» Collected data:
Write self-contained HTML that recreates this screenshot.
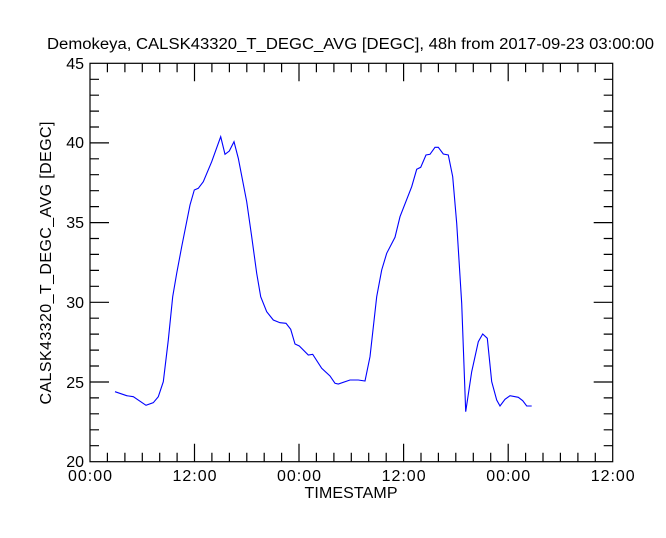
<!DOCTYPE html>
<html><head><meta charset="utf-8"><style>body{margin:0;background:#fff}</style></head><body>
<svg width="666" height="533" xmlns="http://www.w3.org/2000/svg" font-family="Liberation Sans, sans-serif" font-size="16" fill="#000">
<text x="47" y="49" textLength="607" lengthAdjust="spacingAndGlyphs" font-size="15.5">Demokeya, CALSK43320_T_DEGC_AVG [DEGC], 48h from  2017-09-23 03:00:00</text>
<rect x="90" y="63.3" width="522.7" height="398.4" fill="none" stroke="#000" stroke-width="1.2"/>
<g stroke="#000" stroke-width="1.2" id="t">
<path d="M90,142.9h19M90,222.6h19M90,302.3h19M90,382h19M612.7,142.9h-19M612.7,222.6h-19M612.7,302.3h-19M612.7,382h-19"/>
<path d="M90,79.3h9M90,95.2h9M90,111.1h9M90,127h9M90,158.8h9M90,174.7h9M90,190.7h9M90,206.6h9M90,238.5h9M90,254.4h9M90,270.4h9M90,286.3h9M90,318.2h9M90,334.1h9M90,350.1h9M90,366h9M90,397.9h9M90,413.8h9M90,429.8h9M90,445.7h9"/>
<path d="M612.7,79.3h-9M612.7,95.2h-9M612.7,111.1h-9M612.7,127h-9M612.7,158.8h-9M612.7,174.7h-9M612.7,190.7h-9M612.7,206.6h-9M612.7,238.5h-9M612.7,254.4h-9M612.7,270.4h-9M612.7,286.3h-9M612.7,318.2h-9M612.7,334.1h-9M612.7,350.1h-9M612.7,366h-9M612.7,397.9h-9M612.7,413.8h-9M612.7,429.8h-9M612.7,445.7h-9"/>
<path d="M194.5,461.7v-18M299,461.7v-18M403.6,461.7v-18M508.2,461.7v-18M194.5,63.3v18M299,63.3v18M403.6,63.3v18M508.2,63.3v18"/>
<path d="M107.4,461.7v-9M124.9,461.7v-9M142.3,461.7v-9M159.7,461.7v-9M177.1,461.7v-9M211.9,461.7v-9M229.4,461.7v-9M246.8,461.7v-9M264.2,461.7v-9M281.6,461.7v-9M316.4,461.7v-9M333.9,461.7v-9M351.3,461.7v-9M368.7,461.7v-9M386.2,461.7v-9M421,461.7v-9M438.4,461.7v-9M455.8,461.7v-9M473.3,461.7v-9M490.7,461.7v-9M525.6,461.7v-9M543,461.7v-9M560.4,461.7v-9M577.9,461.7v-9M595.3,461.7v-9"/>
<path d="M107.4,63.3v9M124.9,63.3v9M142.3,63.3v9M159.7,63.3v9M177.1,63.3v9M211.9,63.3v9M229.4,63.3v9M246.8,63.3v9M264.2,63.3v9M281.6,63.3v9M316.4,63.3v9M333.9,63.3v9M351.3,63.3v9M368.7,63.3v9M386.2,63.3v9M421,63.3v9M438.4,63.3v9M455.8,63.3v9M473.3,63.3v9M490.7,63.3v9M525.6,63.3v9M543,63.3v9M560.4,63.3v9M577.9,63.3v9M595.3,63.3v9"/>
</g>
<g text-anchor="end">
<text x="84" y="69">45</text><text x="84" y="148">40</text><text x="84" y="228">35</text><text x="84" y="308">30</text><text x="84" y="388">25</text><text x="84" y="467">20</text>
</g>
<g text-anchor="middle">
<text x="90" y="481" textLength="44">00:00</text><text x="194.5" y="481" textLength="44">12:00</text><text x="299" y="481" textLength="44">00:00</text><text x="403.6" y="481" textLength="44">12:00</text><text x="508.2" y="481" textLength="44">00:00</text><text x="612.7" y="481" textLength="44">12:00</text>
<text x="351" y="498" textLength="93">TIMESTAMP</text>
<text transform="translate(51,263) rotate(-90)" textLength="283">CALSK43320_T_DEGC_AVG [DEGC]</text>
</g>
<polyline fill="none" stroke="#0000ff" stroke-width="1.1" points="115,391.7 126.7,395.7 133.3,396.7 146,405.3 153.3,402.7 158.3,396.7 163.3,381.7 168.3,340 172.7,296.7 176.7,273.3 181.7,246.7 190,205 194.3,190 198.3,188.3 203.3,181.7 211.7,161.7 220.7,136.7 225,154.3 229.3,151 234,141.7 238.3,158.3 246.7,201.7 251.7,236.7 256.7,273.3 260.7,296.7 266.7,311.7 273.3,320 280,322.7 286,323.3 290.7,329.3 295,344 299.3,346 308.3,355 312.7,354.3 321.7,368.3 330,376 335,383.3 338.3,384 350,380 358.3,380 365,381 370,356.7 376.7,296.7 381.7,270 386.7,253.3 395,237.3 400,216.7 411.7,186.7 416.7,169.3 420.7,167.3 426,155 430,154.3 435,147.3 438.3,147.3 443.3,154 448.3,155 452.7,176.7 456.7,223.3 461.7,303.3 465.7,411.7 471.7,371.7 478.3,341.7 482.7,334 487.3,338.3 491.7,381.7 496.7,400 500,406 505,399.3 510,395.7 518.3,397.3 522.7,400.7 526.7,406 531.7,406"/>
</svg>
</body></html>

» Exercise:
Reproduce the data verbatim. Do not carry any picture into the copy.

» Answer to the exercise:
Write self-contained HTML that recreates this screenshot.
<!DOCTYPE html>
<html><head><meta charset="utf-8"><style>body{margin:0;background:#fff}</style></head><body>
<svg width="666" height="533" xmlns="http://www.w3.org/2000/svg" font-family="Liberation Sans, sans-serif" font-size="16" fill="#000">
<text x="47" y="49" textLength="607" lengthAdjust="spacingAndGlyphs" font-size="15.5">Demokeya, CALSK43320_T_DEGC_AVG [DEGC], 48h from  2017-09-23 03:00:00</text>
<rect x="90" y="63.3" width="522.7" height="398.4" fill="none" stroke="#000" stroke-width="1.2"/>
<g stroke="#000" stroke-width="1.2" id="t">
<path d="M90,142.9h19M90,222.6h19M90,302.3h19M90,382h19M612.7,142.9h-19M612.7,222.6h-19M612.7,302.3h-19M612.7,382h-19"/>
<path d="M90,79.3h9M90,95.2h9M90,111.1h9M90,127h9M90,158.8h9M90,174.7h9M90,190.7h9M90,206.6h9M90,238.5h9M90,254.4h9M90,270.4h9M90,286.3h9M90,318.2h9M90,334.1h9M90,350.1h9M90,366h9M90,397.9h9M90,413.8h9M90,429.8h9M90,445.7h9"/>
<path d="M612.7,79.3h-9M612.7,95.2h-9M612.7,111.1h-9M612.7,127h-9M612.7,158.8h-9M612.7,174.7h-9M612.7,190.7h-9M612.7,206.6h-9M612.7,238.5h-9M612.7,254.4h-9M612.7,270.4h-9M612.7,286.3h-9M612.7,318.2h-9M612.7,334.1h-9M612.7,350.1h-9M612.7,366h-9M612.7,397.9h-9M612.7,413.8h-9M612.7,429.8h-9M612.7,445.7h-9"/>
<path d="M194.5,461.7v-18M299,461.7v-18M403.6,461.7v-18M508.2,461.7v-18M194.5,63.3v18M299,63.3v18M403.6,63.3v18M508.2,63.3v18"/>
<path d="M107.4,461.7v-9M124.9,461.7v-9M142.3,461.7v-9M159.7,461.7v-9M177.1,461.7v-9M211.9,461.7v-9M229.4,461.7v-9M246.8,461.7v-9M264.2,461.7v-9M281.6,461.7v-9M316.4,461.7v-9M333.9,461.7v-9M351.3,461.7v-9M368.7,461.7v-9M386.2,461.7v-9M421,461.7v-9M438.4,461.7v-9M455.8,461.7v-9M473.3,461.7v-9M490.7,461.7v-9M525.6,461.7v-9M543,461.7v-9M560.4,461.7v-9M577.9,461.7v-9M595.3,461.7v-9"/>
<path d="M107.4,63.3v9M124.9,63.3v9M142.3,63.3v9M159.7,63.3v9M177.1,63.3v9M211.9,63.3v9M229.4,63.3v9M246.8,63.3v9M264.2,63.3v9M281.6,63.3v9M316.4,63.3v9M333.9,63.3v9M351.3,63.3v9M368.7,63.3v9M386.2,63.3v9M421,63.3v9M438.4,63.3v9M455.8,63.3v9M473.3,63.3v9M490.7,63.3v9M525.6,63.3v9M543,63.3v9M560.4,63.3v9M577.9,63.3v9M595.3,63.3v9"/>
</g>
<g text-anchor="end">
<text x="84" y="69">45</text><text x="84" y="148">40</text><text x="84" y="228">35</text><text x="84" y="308">30</text><text x="84" y="388">25</text><text x="84" y="467">20</text>
</g>
<g text-anchor="middle">
<text x="90" y="481" textLength="44">00:00</text><text x="194.5" y="481" textLength="44">12:00</text><text x="299" y="481" textLength="44">00:00</text><text x="403.6" y="481" textLength="44">12:00</text><text x="508.2" y="481" textLength="44">00:00</text><text x="612.7" y="481" textLength="44">12:00</text>
<text x="351" y="498" textLength="93">TIMESTAMP</text>
<text transform="translate(51,263) rotate(-90)" textLength="283">CALSK43320_T_DEGC_AVG [DEGC]</text>
</g>
<polyline fill="none" stroke="#0000ff" stroke-width="1.1" points="115,391.7 126.7,395.7 133.3,396.7 146,405.3 153.3,402.7 158.3,396.7 163.3,381.7 168.3,340 172.7,296.7 176.7,273.3 181.7,246.7 190,205 194.3,190 198.3,188.3 203.3,181.7 211.7,161.7 220.7,136.7 225,154.3 229.3,151 234,141.7 238.3,158.3 246.7,201.7 251.7,236.7 256.7,273.3 260.7,296.7 266.7,311.7 273.3,320 280,322.7 286,323.3 290.7,329.3 295,344 299.3,346 308.3,355 312.7,354.3 321.7,368.3 330,376 335,383.3 338.3,384 350,380 358.3,380 365,381 370,356.7 376.7,296.7 381.7,270 386.7,253.3 395,237.3 400,216.7 411.7,186.7 416.7,169.3 420.7,167.3 426,155 430,154.3 435,147.3 438.3,147.3 443.3,154 448.3,155 452.7,176.7 456.7,223.3 461.7,303.3 465.7,411.7 471.7,371.7 478.3,341.7 482.7,334 487.3,338.3 491.7,381.7 496.7,400 500,406 505,399.3 510,395.7 518.3,397.3 522.7,400.7 526.7,406 531.7,406"/>
</svg>
</body></html>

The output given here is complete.